Accountability and rhetoric. Legal scholars and rights groups called the rhetoric “appalling” and criminal; the White House replied the U.S. would act “within the confines of the law” and has “capabilities beyond their wildest imagination.” That mix of confrontational language and legal disclaimer is risky: it signals willingness to strike broad infrastructure while leaving plausible deniability about specific operational targets. On social platforms, users and legal experts debated whether presidential statements are covered by official immunity and how international mechanisms could pursue accountability if civilian facilities were hit.

Operational reality: even precision strikes on infrastructure have knock‑on civilian effects. Power grids and water systems are interconnected; knocking out one node can cascade into widespread outages. Humanitarian actors warn repair timelines can be measured in months or years if facilities are physically destroyed, and reconstruction requires spare parts and specialist teams that may be unavailable in a contested theatre. In short, the stakes are not hypothetical: the comment moves the conflict from kinetic engagements to attacks that would reshape daily life for millions.

Oil shock: prices spike as Iran conflict chokes global routes

Why this matters now: Surging oil prices and interrupted flows through the Strait of Hormuz are already raising inflation, squeezing households and supply chains, and threatening a prolonged global economic shock if the closure or damage persists.

Global oil benchmarks jumped after new fronts opened and escalatory U.S. rhetoric intensified — Brent briefly topped $116, and some analysts warn prices could climb far higher if the Strait of Hormuz or export hubs remain disrupted. The strait normally carries roughly 15–20 million barrels per day; shipping through it has collapsed from dozens of laden tankers a day to a handful, tightening physical supply and spiking freight insurance and rerouting costs. See reporting from CNN and NBC.

Immediate economic pain. Higher crude ripples quickly: pump prices rise, manufacturing and transport costs climb, and petrochemical feedstocks used in plastics and textiles become more expensive. Analysts cited in coverage estimate significant monthly hits to household budgets and warn inflation could stay higher than central-bank targets if the disruption lasts several months. Businesses are already triaging supplies: some industries get priority for constrained petrochemical feedstocks; others face production squeezes.

Market dynamics and second‑order effects. Beyond spot prices, the conflict is reshaping long‑term flows. Damage to Kharg Island — a major export terminal — and attacks on regional facilities reduce effective spare capacity and give buyers and insurers pause. Some countries are formalising “safe corridors” for friendly shipping, which creates a political partition in trade relationships and could accelerate de‑risking or re‑routing of energy supplies toward certain partners.
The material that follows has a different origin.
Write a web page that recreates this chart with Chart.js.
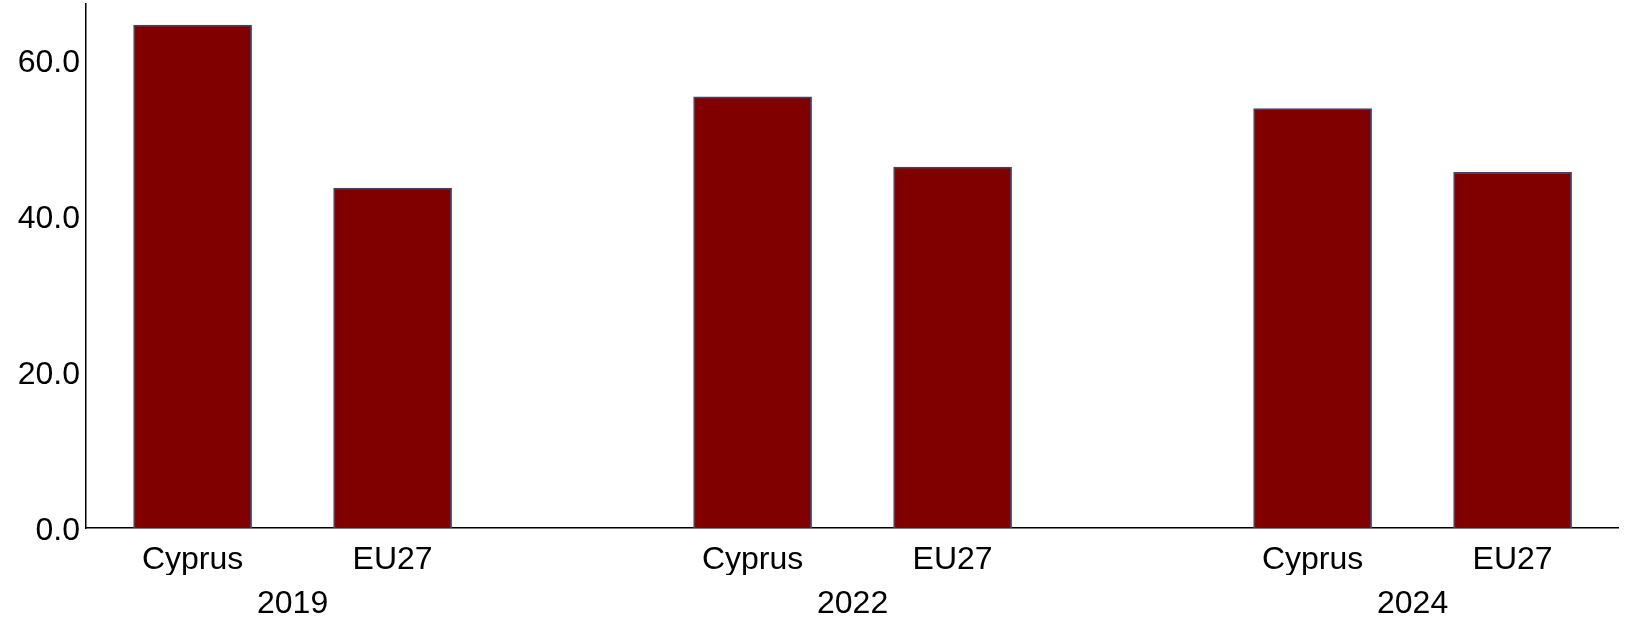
<!DOCTYPE html>
<html>
<head>
<meta charset="utf-8">
<script src="https://cdn.jsdelivr.net/npm/chart.js@4/dist/chart.umd.min.js"></script>
<style>
html,body{margin:0;padding:0;background:#fff;}
#wrap{width:1630px;height:622px;position:relative;}
</style>
</head>
<body>
<div id="wrap"><canvas id="c"></canvas></div>
<script>
/* DATA */
const years=['2019','2022','2024'];
const members=['Cyprus','EU27'];
const cyprus=[64.5,55.3,53.8];
const eu27=[43.6,46.3,45.6];
const yTicks=[0,20,40,60];

/* layout of slots on the x axis (units of one bar step) */
const firstX=0.533,groupStep=2.8,xMax=7.66;
const posOf=(g,m)=>firstX+g*groupStep+m;
const barPos=[];years.forEach((y,g)=>members.forEach((n,m)=>barPos.push(posOf(g,m))));
const groupPos=years.map((y,g)=>posOf(g,0.5));

const font={family:'"Liberation Sans", Arial, sans-serif',size:32};
const series=[cyprus,eu27];

new Chart(document.getElementById('c'),{
  type:'bar',
  data:{datasets:members.map((n,m)=>({
    label:n,
    data:series[m].map((v,g)=>({x:posOf(g,m),y:v})),
    backgroundColor:'#800000',borderColor:'#44445f',borderWidth:1.8,
    barThickness:118,grouped:false
  }))},
  options:{
    responsive:true,maintainAspectRatio:false,animation:false,
    layout:{padding:{top:4,right:12,left:0,bottom:0}},
    plugins:{legend:{display:false},tooltip:{enabled:false}},
    scales:{
      x:{type:'linear',position:'bottom',min:0,max:xMax,offset:false,
        grid:{display:false},border:{display:true,color:'#000',width:1.5},
        afterBuildTicks:s=>{s.ticks=barPos.map(v=>({value:v}));},
        afterFit:s=>{s.height=47;s.paddingLeft=0;s.paddingRight=0;},
        ticks:{autoSkip:false,maxRotation:0,padding:5,color:'#000',font,
          callback:(v,i)=>members[i%members.length]}},
      x2:{type:'linear',position:'bottom',min:0,max:xMax,offset:false,
        grid:{display:false},border:{display:false},
        afterBuildTicks:s=>{s.ticks=groupPos.map(v=>({value:v}));},
        afterFit:s=>{s.height=47;s.paddingLeft=0;s.paddingRight=0;},
        ticks:{autoSkip:false,maxRotation:0,padding:2,color:'#000',font,
          callback:(v,i)=>years[i]}},
      y:{min:0,max:67.2,
        grid:{display:false,drawTicks:false},border:{display:true,color:'#000',width:1.5},
        afterBuildTicks:s=>{s.ticks=yTicks.map(v=>({value:v}));},
        afterFit:s=>{s.width=86;s.paddingTop=0;s.paddingBottom=0;},
        ticks:{padding:6,labelOffset:3,color:'#000',font,callback:v=>v.toFixed(1)}}
    }
  }
});
</script>
</body>
</html>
Meanwhile, exporters that benefit from short‑term price spikes — including some states that had expected windfalls — may face longer-term declines if infrastructure is hit repeatedly.

What consumers and engineers should watch. Expect higher transport and input costs for months; watch key indicators like Brent and WTI spreads, insurance premiums for regional transits, and reports on damage to terminals and pipelines. For systems engineers and supply‑chain managers, contingency planning should assume higher lead times for petrochemical inputs, increased inventory carrying costs, and potential prioritisation patterns from suppliers. Trade and industrial policy choices — from fuel subsidies to strategic reserves releases — will matter heavily in the near term.

Closing Thought

Allies are showing they will no longer be treated as inexhaustible logistics nodes, overt threats to civilian infrastructure are moving the conflict into morally and legally fraught territory, and markets are already pricing in a painful energy shock. Those three threads—diplomatic fracture, escalatory rhetoric, and economic ripple effects—are connected. If you track infrastructure, supply chains or alliance networks, today’s shifts deserve a hard look and contingency planning.